Paper ID | SS-13.5 | ||
Paper Title | COMMUNICATION-COST AWARE MICROPHONE SELECTION FOR NEURAL SPEECH ENHANCEMENT WITH AD-HOC MICROPHONE ARRAYS | ||
Authors | Jonah Casebeer, Jamshed Kaikaus, Paris Smaragdis, University of Illinois at Urbana-Champaign, United States | ||
Session | SS-13: Recent Advances in Multichannel and Multimodal Machine Learning for Speech Applications | ||
Location | Gather.Town | ||
Session Time: | Thursday, 10 June, 16:30 - 17:15 | ||
Presentation Time: | Thursday, 10 June, 16:30 - 17:15 | ||
Presentation | Poster | ||
Topic | Special Sessions: Recent Advances in Multichannel and Multimodal Machine Learning for Speech Applications | ||
IEEE Xplore Open Preview | Click here to view in IEEE Xplore | ||
Abstract | In this paper, we present a method for jointly-learning a microphone selection mechanism and a speech enhancement network for multi-channel speech enhancement with an ad-hoc microphone array.

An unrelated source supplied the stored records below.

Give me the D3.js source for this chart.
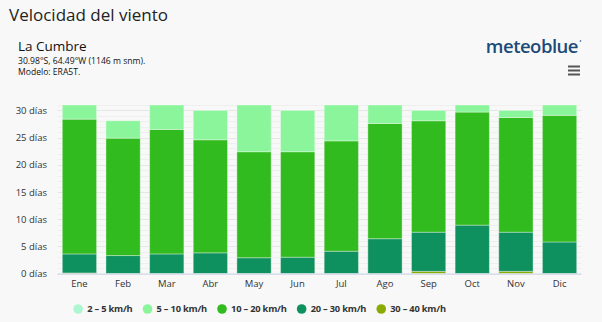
<!DOCTYPE html>
<html><head><meta charset="utf-8">
<script src="https://cdn.jsdelivr.net/npm/d3@7"></script>
<style>
html,body{margin:0;padding:0;background:#f8f8f8;}
svg{display:block;font-family:"Open Sans","Noto Sans",sans-serif;}
</style></head>
<body><svg id="c" width="602" height="322"></svg>
<script>
const months = ["Ene","Feb","Mar","Abr","May","Jun","Jul","Ago","Sep","Oct","Nov","Dic"];
const seriesNames = ["2 – 5 km/h","5 – 10 km/h","10 – 20 km/h","20 – 30 km/h","30 – 40 km/h"];
const seriesColors = ["#aef5d2","#8bf59b","#32bb1e","#0e915e","#8aab00"];
const v2_5   = [0,0,0,0,0,0,0,0,0,0,0,0];
const v5_10  = [2.6,3.2,4.5,5.4,8.6,7.6,6.6,3.4,1.9,1.3,1.3,1.9];
const v10_20 = [24.8,21.6,22.9,20.8,19.5,19.4,20.3,21.2,20.5,20.8,21.1,23.3];
const v20_30 = [3.5,3.3,3.6,3.8,2.9,3.0,4.1,6.4,7.2,8.9,7.2,5.8];
const v30_40 = [0.1,0,0,0,0,0,0,0,0.4,0,0.4,0];
const yTicks = [0,5,10,15,20,25,30];
const yUnit = " días";

const svg = d3.select("#c");
// Header
svg.append("text").attr("x",9).attr("y",21).attr("font-size",17).attr("fill","#222").text("Velocidad del viento");
svg.append("text").attr("x",18).attr("y",50.5).attr("font-size",13.5).attr("fill","#111").text("La Cumbre");
svg.append("text").attr("x",18).attr("y",63.5).attr("font-size",8.6).attr("fill","#111").text("30.98°S, 64.49°W (1146 m snm).");
svg.append("text").attr("x",18).attr("y",75).attr("font-size",8.6).attr("fill","#111").text("Modelo: ERA5T.");
svg.append("text").attr("x",578).attr("y",53).attr("text-anchor","end").attr("font-size",18.5).attr("font-weight",600)
  .attr("fill","#1d4b78").attr("letter-spacing",-0.5).text("meteoblue");
svg.append("circle").attr("cx",580.5).attr("cy",41).attr("r",0.8).attr("fill","#1d4b78");
[66.5,70.5,74.5].forEach(y=>svg.append("rect").attr("x",568).attr("y",y-1).attr("width",12).attr("height",2).attr("fill","#555"));

// Scales
const x = d3.scaleBand().domain(months).range([57.6,581.4]).paddingInner(0.215).paddingOuter(0.108);
const y = d3.scaleLinear().domain([0,31]).range([273.5,105]);

// grid (minor every 1 day)
const g = svg.append("g");
g.selectAll("line.minor").data(d3.range(0,32)).join("line")
  .attr("x1",57.6).attr("x2",581.4).attr("y1",d=>Math.round(y(d))+0.5).attr("y2",d=>Math.round(y(d))+0.5)
  .attr("stroke",d=>d%5===0?"#e6e6e6":"#efefef").attr("stroke-width",1);

// stack
const keys = ["s30_40","s20_30","s10_20","s5_10","s2_5"];
const rows = months.map((m,i)=>({m, s30_40:v30_40[i], s20_30:v20_30[i], s10_20:v10_20[i], s5_10:v5_10[i], s2_5:v2_5[i]}));
const colorOf = {s2_5:seriesColors[0],s5_10:seriesColors[1],s10_20:seriesColors[2],s20_30:seriesColors[3],s30_40:seriesColors[4]};
const stack = d3.stack().keys(keys)(rows);
svg.append("g").selectAll("g").data(stack).join("g").attr("fill",d=>colorOf[d.key])
  .selectAll("rect").data(d=>d.filter(p=>p[1]-p[0]>0)).join("rect")
  .attr("x",d=>x(d.data.m)).attr("width",x.bandwidth())
  .attr("y",d=>y(d[1])).attr("height",d=>y(d[0])-y(d[1]))
  .attr("stroke","#ffffff").attr("stroke-opacity",0.35).attr("stroke-width",1);

// axis line
svg.append("line").attr("x1",57.6).attr("x2",581.4).attr("y1",274).attr("y2",274).attr("stroke","#ccd6eb");

// y axis
const ya = svg.append("g").attr("transform","translate(47,0)")
  .call(d3.axisLeft(y).tickValues(yTicks).tickSize(0).tickPadding(0).tickFormat(d=>d+yUnit));
ya.select(".domain").remove();
ya.selectAll("text").attr("font-size",9.5).attr("fill","#333").attr("font-family","'Open Sans',sans-serif");

// x axis
const xa = svg.append("g").attr("transform","translate(0,274)")
  .call(d3.axisBottom(x).tickSize(0).tickPadding(6));
xa.select(".domain").remove();
xa.selectAll("text").attr("font-size",9.5).attr("fill","#333").attr("font-family","'Open Sans',sans-serif");

// legend
const lg = svg.append("g").attr("transform","translate(0,309)");
let lx = 0;
seriesNames.forEach((n,i)=>{
  lg.append("circle").attr("cx",lx).attr("cy",0).attr("r",4.8).attr("fill",seriesColors[i]);
  const t = lg.append("text").attr("x",lx+9).attr("y",3.3).attr("font-size",9.3).attr("font-weight","bold")
    .attr("letter-spacing",-0.2).attr("fill","#333").text(n);
  const w = t.node().getComputedTextLength();
  lx = lx + 9 + w + (i<seriesNames.length-1?15:0);
});
const lw = lx + 5;
lg.attr("transform",`translate(${259.5 - lw/2 + 5},309)`);
</script></body></html>
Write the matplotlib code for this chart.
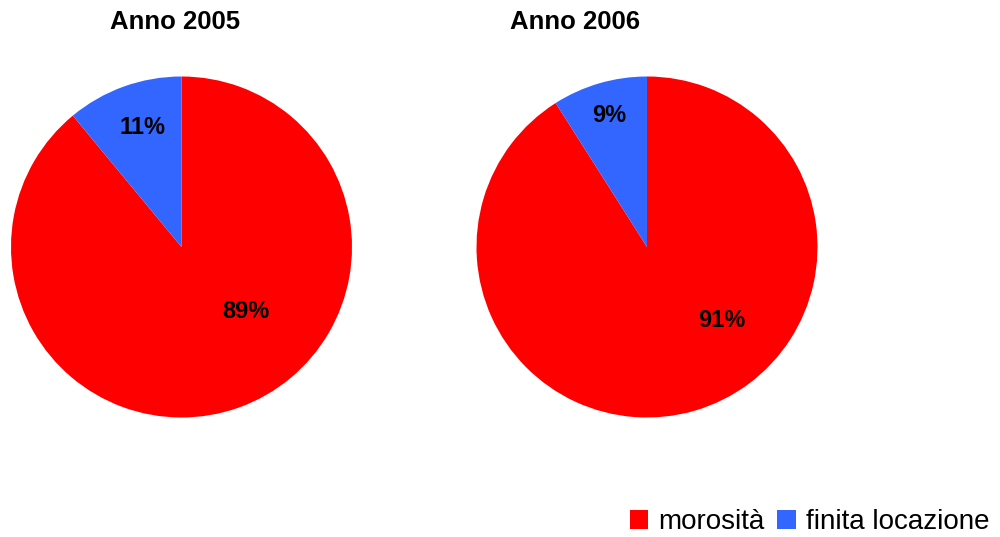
import matplotlib
matplotlib.use("Agg")
import matplotlib.pyplot as plt
from matplotlib.patches import Patch

# ---------------- dati ----------------
CATEGORIES = ["morosità", "finita locazione"]
YEARS = ["Anno 2005", "Anno 2006"]
VALUES_2005 = [89, 11]
VALUES_2006 = [91, 9]
COLORS = ["#FF0000", "#3366FF"]

plt.rcParams["font.family"] = ["Liberation Sans", "DejaVu Sans"]

W, H = 1000, 537
fig = plt.figure(figsize=(W / 100, H / 100), dpi=100)


def px_axes(cx, cy, r):
    """axes quadrato centrato sul punto (cx, cy) in pixel, raggio r"""
    return fig.add_axes([(cx - r) / W, (H - cy - r) / H, 2 * r / W, 2 * r / H])


def draw_pie(ax, values, label_pos):
    wedges, _, autotexts = ax.pie(
        values, colors=COLORS, startangle=90, counterclock=False,
        radius=1.0, autopct="%d%%",
        textprops=dict(fontsize=17, fontweight="bold", color="black"),
        wedgeprops=dict(linewidth=0),
    )
    for t, (x, y) in zip(autotexts, label_pos):
        t.set_position((x, y))
    ax.set_xlim(-1, 1)
    ax.set_ylim(-1, 1)
    ax.set_aspect("equal")
    ax.axis("off")


ax1 = px_axes(181.5, 247, 170.5)
draw_pie(ax1, VALUES_2005, [(0.38, -0.38), (-0.23, 0.70)])
ax2 = px_axes(647, 247, 170.5)
draw_pie(ax2, VALUES_2006, [(0.44, -0.43), (-0.22, 0.77)])

fig.text(175 / W, 1 - 22 / H, YEARS[0], ha="center", va="center", fontsize=18.5, fontweight="bold")
fig.text(575 / W, 1 - 22 / H, YEARS[1], ha="center", va="center", fontsize=18.5, fontweight="bold")

handles = [Patch(facecolor=c, edgecolor="none") for c in COLORS]
fig.legend(handles, CATEGORIES, loc="center right", bbox_to_anchor=(0.989, 1 - 522 / H),
           ncol=2, frameon=False, fontsize=20, handlelength=0.65, handleheight=0.65,
           handletextpad=0.36, columnspacing=0.47, borderpad=0, borderaxespad=0)

fig.savefig("out.png", dpi=100, facecolor="white")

The attention-based microphone selection mechanism is trained to reduce communication-costs through a penalty term which represents a task-performance/ communication-cost trade-off. While working within the trade-off, our method can intelligently stream from more microphones in lower SNR scenes and fewer microphones in higher SNR scenes. We evaluate the model in complex echoic acoustic scenes with moving sources and show that it matches the performance of models that stream from a fixed number of microphones while reducing communication costs. |